A pioneering medical procedure has given a young mother her life back after cancer tried to take it from her.
When Nathalie Brett, from Witney, Oxfordshire, first felt a lump in her breast, she was only 23 years old and was studying tourism management at Bournemouth University. She went to her doctor to have it checked out but was reassured that she was too young for breast cancer and that the lump was likely due to changes in her hormones.
Just over a year later, however, she got the crushing news that she had breast cancer after dealing with exhaustion, depression, and the growing lump, which eventually “attached” to her nipple. She went back to the doctor and found out it had been cancer all along.
“I was in this waiting room, I was half the age of just about everyone there,” she recalls. “My mum was probably the person closest to me in age. I didn’t belong in that waiting room. When you’re given such unexpected and traumatic information, I think your body goes into shock. I can’t even remember crying in the hospital, but I broke down in the car.”
Not only was Nathalie diagnosed with breast cancer, however, but it was stage IV metastatic cancer and was considered incurable, due to the fact that it had already spread to her bones, specifically her breastbone. Cancer that exists in the bones is considered inoperable. Nathalie was told she may only have about three years to live.
Desperate to get as much time as she could, Nathalie underwent more than 100 rounds of chemotherapy and radiotherapy treatments over the next several years, as well as a single mastectomy of her left breast. She believed that she’d have to continue undergoing treatments for the rest of her life to keep the cancer at bay, and she was told she’d never be able to have children. That was the one thing, she says, that made her felt like she didn’t want to keep fighting.
“The choice was taken away from me at such a young age and I cried whenever I saw someone with a child,” she says.
But Nathalie proved everyone wrong—twice. In 2020, she and her husband got pregnant with their “miracle baby,” Elsa.
“I came from a state of feeling so unwell, with my body and medication fighting each other to doing the most natural thing in the world and I felt wonderful. It was great,” she says. “Holding Elsa felt completely surreal. It was the most beautiful day of my entire life. She was perfect. It’s almost indescribable. She’s a bit of an extra miracle. She’s the girl who should have never been born.”
And when Elsa was several months old, Nathalie underwent a brand new type of surgery to remove her breastbone and replace it with a donor breastbone.
The surgery, which is called an allograft sterno-clavicular reconstruction, took 10 hours to complete at Oxford’s John Radcliffe Hospital, with six surgeons, two anesthesiologists, and 10 support staff attending. Her entire breastbone and part of her collarbone were replaced.

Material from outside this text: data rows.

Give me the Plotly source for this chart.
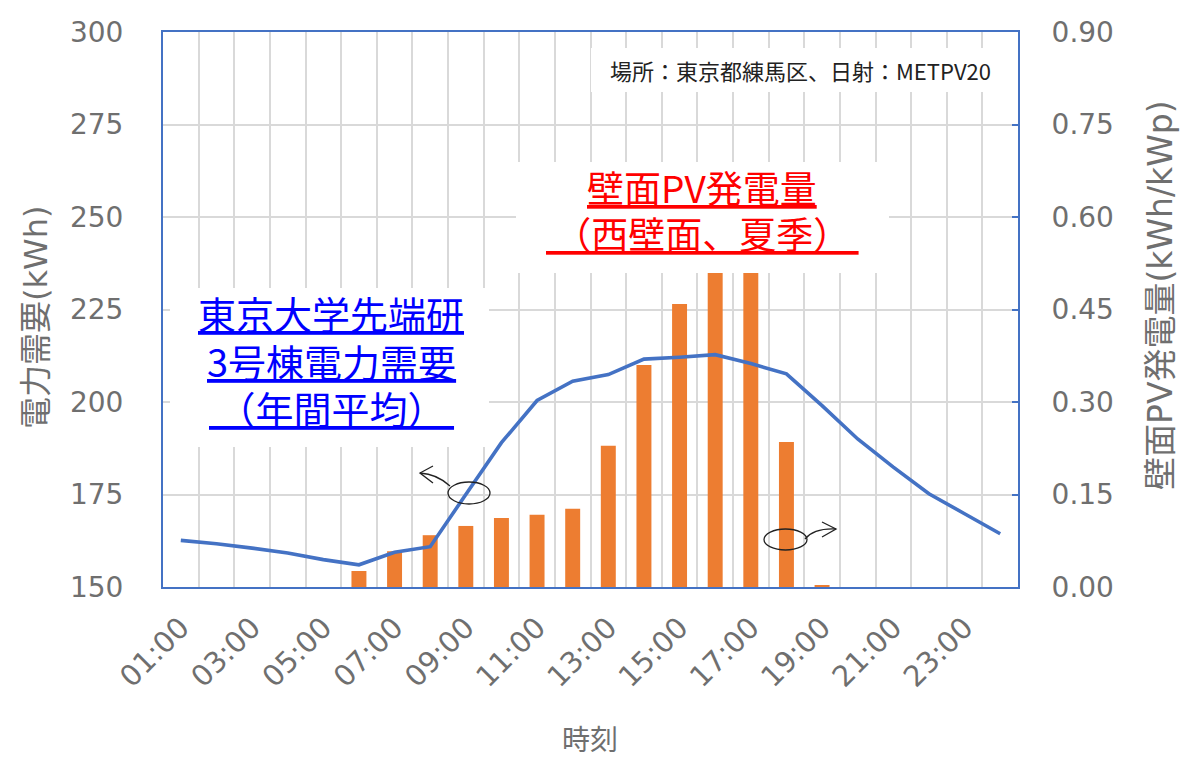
import plotly.graph_objects as go

# ---------------- data ----------------
hours = [f"{h:02d}:00" for h in range(1, 25)]
hour_labels = [h if i % 2 == 0 else "" for i, h in enumerate(hours)]

demand_kwh = [162.6, 161.7, 160.5, 159.2, 157.4, 156.0, 159.4, 160.9, 175.0, 189.0,
              200.4, 205.6, 207.4, 211.6, 212.1, 212.8, 210.4, 207.6, 199.0, 190.0,
              182.4, 175.2, 169.8, 164.4]

pv_kwh_kwp = [None, None, None, None, None, 0.026, 0.058, 0.084, 0.099, 0.112,
              0.117, 0.127, 0.229, 0.360, 0.459, 0.55, 0.55, 0.235, 0.003, None,
              None, None, None, None]

left_range = [150, 300]
right_range = [0, 0.9]

# ---------------- layout helpers ----------------
W, H = 1184, 758
L, R, T, B = 163, 1018, 32, 587


def px(x):
    return (x - L) / (R - L)


def py(y):
    return (B - y) / (B - T)


BLUE_AX = "#4472C4"
GRID = "#d9d9d9"
TICK_GRAY = "#6f6f6f"
NUMFONT = "DejaVu Sans"
JPFONT = "Noto Sans CJK JP"

fig = go.Figure()

fig.add_trace(go.Bar(
    x=hours, y=pv_kwh_kwp, yaxis="y",
    marker=dict(color="#ED7D31", line=dict(width=0)),
    name="壁面PV発電量",
))
fig.add_trace(go.Scatter(
    x=hours, y=demand_kwh, yaxis="y2", mode="lines",
    line=dict(color=BLUE_AX, width=3.6),
    name="電力需要",
))

fig.update_layout(
    width=W, height=H,
    margin=dict(l=L, r=W - R, t=T, b=H - B),
    paper_bgcolor="white", plot_bgcolor="white",
    showlegend=False,
    bargap=0.58,
    xaxis=dict(
        type="category", categoryorder="array", categoryarray=hours,
        tickmode="array", tickvals=hours, ticktext=hour_labels,
        tickson="boundaries", tickangle=-45,
        showgrid=True, gridcolor=GRID, gridwidth=2,
        showline=True, linecolor=BLUE_AX, linewidth=2, mirror=True,
        ticks="", ticklabelstandoff=10,
        tickfont=dict(family=NUMFONT, size=29, color=TICK_GRAY),
        range=[-0.5, 23.5],
    ),
    yaxis=dict(
        side="right", range=right_range, dtick=0.15, tick0=0,
        tickformat=".2f", showgrid=False, zeroline=False,
        showline=True, linecolor=BLUE_AX, linewidth=2,
        ticks="inside", ticklen=6, tickwidth=2, tickcolor=BLUE_AX,
        ticklabelstandoff=26,
        tickfont=dict(family=NUMFONT, size=28, color=TICK_GRAY),
    ),
    yaxis2=dict(
        overlaying="y", side="left", range=left_range, dtick=25, tick0=150,
        showgrid=True, gridcolor=GRID, gridwidth=2, zeroline=False,
        showline=True, linecolor=BLUE_AX, linewidth=2,
        ticks="", ticklabelstandoff=32,
        tickfont=dict(family=NUMFONT, size=28, color=TICK_GRAY),
    ),
)

shapes = []
# white text boxes (cover gridlines / bars like the original text boxes)
for (x0, y0, x1, y1) in [(591, 48, 1015, 92), (516, 162, 889, 273), (170, 288, 489, 447)]:
    shapes.append(dict(type="rect", xref="paper", yref="paper", layer="above",
                       x0=px(x0), x1=px(x1), y0=py(y1), y1=py(y0),
                       fillcolor="white", line=dict(width=0)))
# ellipses
for (x0, y0, x1, y1) in [(448, 482, 490, 504), (764, 529, 807, 550)]:
    shapes.append(dict(type="circle", xref="paper", yref="paper", layer="above",
                       x0=px(x0), x1=px(x1), y0=py(y1), y1=py(y0),
                       line=dict(color="#222222", width=1.3)))


def path(points_cmds):
    out = []
    for cmd, pts in points_cmds:
        out.append(cmd + " " + " ".join(f"{px(x):.5f},{py(y):.5f}" for x, y in pts))
    return " ".join(out)


arrow_paths = [
    path([("M", [(450, 486)]), ("Q", [(437, 474), (420, 473)])]),
    path([("M", [(433, 466)]), ("L", [(420, 473)]), ("L", [(433, 483)])]),
    path([("M", [(805, 539)]), ("Q", [(814, 528), (836, 529)])]),
    path([("M", [(822, 522)]), ("L", [(836, 529)]), ("L", [(822, 537)])]),
]
for p in arrow_paths:
    shapes.append(dict(type="path", xref="paper", yref="paper", layer="above",
                       path=p, line=dict(color="#222222", width=1.3)))

fig.update_layout(shapes=shapes)

annotations = [
    dict(text="場所：東京都練馬区、日射：METPV20", x=px(800), y=py(70),
         font=dict(family=JPFONT, size=22, color="#222222")),
    dict(text="<u>壁面PV発電量</u>", x=px(702), y=py(187),
         font=dict(family=JPFONT, size=37, color="#FF0000")),
    dict(text="<u>\u00a0（西壁面、夏季）\u00a0</u>", x=px(702), y=py(233),
         font=dict(family=JPFONT, size=37, color="#FF0000")),
    dict(text="<u>東京大学先端研</u>", x=px(331), y=py(313),
         font=dict(family=JPFONT, size=38, color="#0000FF")),
    dict(text="<u>3号棟電力需要</u>", x=px(331), y=py(360),
         font=dict(family=JPFONT, size=38, color="#0000FF")),
    dict(text="<u>\u00a0（年間平均）\u00a0</u>", x=px(331), y=py(407),
         font=dict(family=JPFONT, size=38, color="#0000FF")),
    dict(text="電力需要(kWh)", x=px(36), y=py(317), textangle=-90,
         font=dict(family=NUMFONT + ", " + JPFONT, size=32, color=TICK_GRAY)),
    dict(text="壁面PV発電量(kWh/kWp)", x=px(1160), y=py(295), textangle=-90,
         font=dict(family=NUMFONT + ", " + JPFONT, size=33, color=TICK_GRAY)),
    dict(text="時刻", x=px(590), y=py(738),
         font=dict(family=JPFONT, size=28, color=TICK_GRAY)),
]
for a in annotations:
    a.update(xref="paper", yref="paper", showarrow=False,
             xanchor="center", yanchor="middle", align="center")
fig.update_layout(annotations=annotations)

fig.write_html("out.html")
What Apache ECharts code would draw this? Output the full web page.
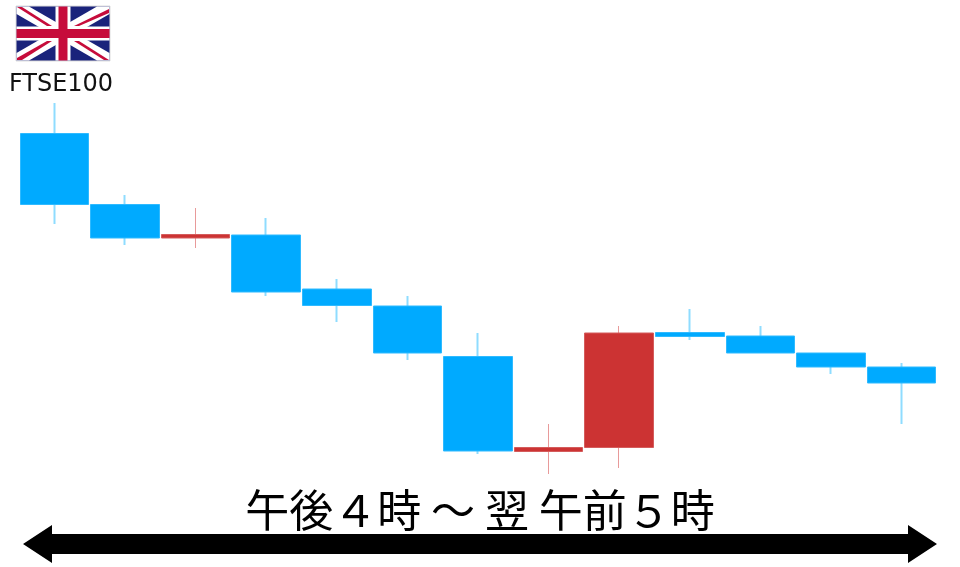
<!DOCTYPE html>
<html><head><meta charset="utf-8">
<script src="https://cdn.jsdelivr.net/npm/echarts@6/dist/echarts.min.js"></script>
<style>html,body{margin:0;padding:0;background:#fff}#c{width:960px;height:567px}</style>
</head><body><div id="c"></div>
<script>
const hours = ['16','17','18','19','20','21','22','23','00','01','02','03','04'];
const opens  = [346.5,275.5,242,245,191,174,123.5,28.5,32.5,147.5,144,127,113];
const closes = [275.5,242,245.5,188,174.5,127,29,32.5,147,143.5,127,113,97];
const lows   = [256,235,232,184,158,120,26,6,12,140,127,106,56];
const highs  = [377,285,272,262,201,184,147,56,154,171,154,127,117];
const indexLabel = 'FTSE100';
const spanLabel = '午後４時 ～ 翌 午前５時';

const W = 94, H = 55;
const red = '#c60c3b';
const flag = {type:'group', x:16, y:6, children:[
  {type:'rect', shape:{x:0,y:0,width:W,height:H}, style:{fill:'#1a237b', stroke:'#ddd', lineWidth:1}},
  {type:'polygon', shape:{points:[[0.5,0.5],[13,0.5],[W-0.5,H-8],[W-0.5,H-0.5],[W-13,H-0.5],[0.5,8]]}, style:{fill:'#fff'}},
  {type:'polygon', shape:{points:[[W-13,0.5],[W-0.5,0.5],[W-0.5,8],[13,H-0.5],[0.5,H-0.5],[0.5,H-8]]}, style:{fill:'#fff'}},
  {type:'polygon', shape:{points:[[1,1],[6,1],[36,20],[31,20]]}, style:{fill:red}},
  {type:'polygon', shape:{points:[[W-1,H-1],[W-6,H-1],[58,35],[63,35]]}, style:{fill:red}},
  {type:'polygon', shape:{points:[[W-1,3],[W-1,7],[63,20],[58,20]]}, style:{fill:red}},
  {type:'polygon', shape:{points:[[1,H-3],[1,H-1],[6,H-1],[36,35],[31,35]]}, style:{fill:red}},
  {type:'rect', shape:{x:W/2-7.5,y:0.5,width:15,height:H-1}, style:{fill:'#fff'}},
  {type:'rect', shape:{x:0.5,y:H/2-7,width:W-1,height:14}, style:{fill:'#fff'}},
  {type:'rect', shape:{x:W/2-4.5,y:0.5,width:9,height:H-1}, style:{fill:red}},
  {type:'rect', shape:{x:0.5,y:H/2-4.5,width:W-1,height:9}, style:{fill:red}}
]};

const chart = echarts.init(document.getElementById('c'), null, {renderer:'canvas'});
chart.setOption({
  animation:false,
  backgroundColor:'#fff',
  grid:{left:19, top:100, width:918, height:380},
  xAxis:{type:'category', data:hours, show:false},
  yAxis:{type:'value', min:0, max:380, show:false, scale:false, splitLine:{show:false}},
  series:[{
    name:'wicks',
    type:'candlestick',
    barWidth:1,
    data:hours.map((h,i)=>({
      value:[opens[i],closes[i],lows[i],highs[i]],
      itemStyle:closes[i]>opens[i]?{borderWidth:1}:{borderWidth:2}
    })),
    itemStyle:{color:'#e89a9a',borderColor:'#e89a9a',color0:'#8fdcff',borderColor0:'#8fdcff'}
  },{
    name:'bodies',
    type:'candlestick',
    barWidth:69,
    data:hours.map((h,i)=>[opens[i],closes[i],Math.min(opens[i],closes[i]),Math.max(opens[i],closes[i])]),
    itemStyle:{color:'#cc3333',borderColor:'#d45c5c',color0:'#00aaff',borderColor0:'#2fbaff',borderWidth:1}
  }],
  graphic:[
    flag,
    {type:'text', x:61, y:85, style:{text:indexLabel, fill:'#111', font:'24px "DejaVu Sans"', align:'center', verticalAlign:'middle'}},
    {type:'text', x:480, y:510, style:{text:spanLabel, fill:'#000', font:'44px "Noto Sans CJK JP"', align:'center', verticalAlign:'middle'}},
    {type:'polygon', shape:{points:[[23,544],[52,525],[52,534],[908,534],[908,525],[937,544],[908,563],[908,554],[52,554],[52,563]]}, style:{fill:'#000'}}
  ]
});
</script></body></html>
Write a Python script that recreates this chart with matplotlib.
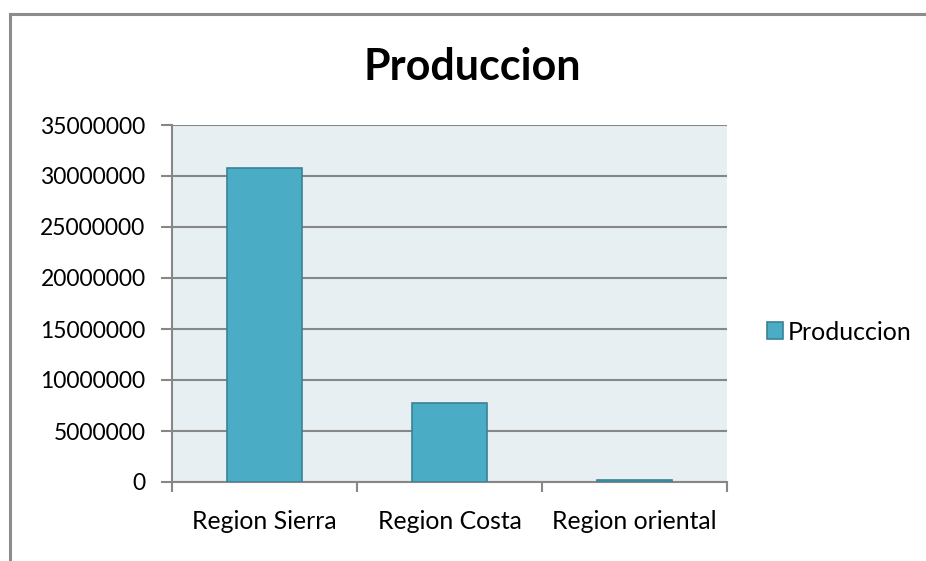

“I was baffled that they were able to even do something like this and I was excited at the prospect of what it could bring,” says Nathalie. “I was offered a once in a lifetime operation, and, although it was a hard decision to make, I had to take the chance, even if it had never been done before. I had complete faith in the team, which made the decision a bit easier.”
Happily, the surgery was a success. The surgery was eradicated from Nathalie’s bones, meaning her cancer is now much more treatable, and she may have a much longer life ahead of her than she thought she did. The cancer in her breastbone would no longer possibly become immune to treatment.
“For the first time in a very long time I can see a future in which I might get to grow old and, most importantly, get to see my daughter grow up,” says Nathalie. “The transplant has given us hope that we didn’t have before.”
It’s strange, the things that change when you go from not having a future to suddenly having one again. For Nathalie, the surgery meant suddenly needing to plan for things she never thought would happen, such as retirement.
“I need to look at a pension scheme and go to the dentist again. For almost 10 years, I was living three months at a time and I’d never allowed myself to think of the future, as there was a distinct possibility that it would never happen. Now I often have to remind myself that I can look forward to every milestone, and every little thing.”
Of course, Nathalie’s surgery didn’t actually cure her cancer. But it has changed everything else about her future and given her renewed hope.
“I will still have to live with cancer and be on treatment for the rest of my life, but I will, hopefully, be able to live for much longer.”
Congratulations, Nathalie! And thank you to the doctors and hospital staff who made this possible! We love seeing modern technology and innovative thinking make a difference in people’s lives.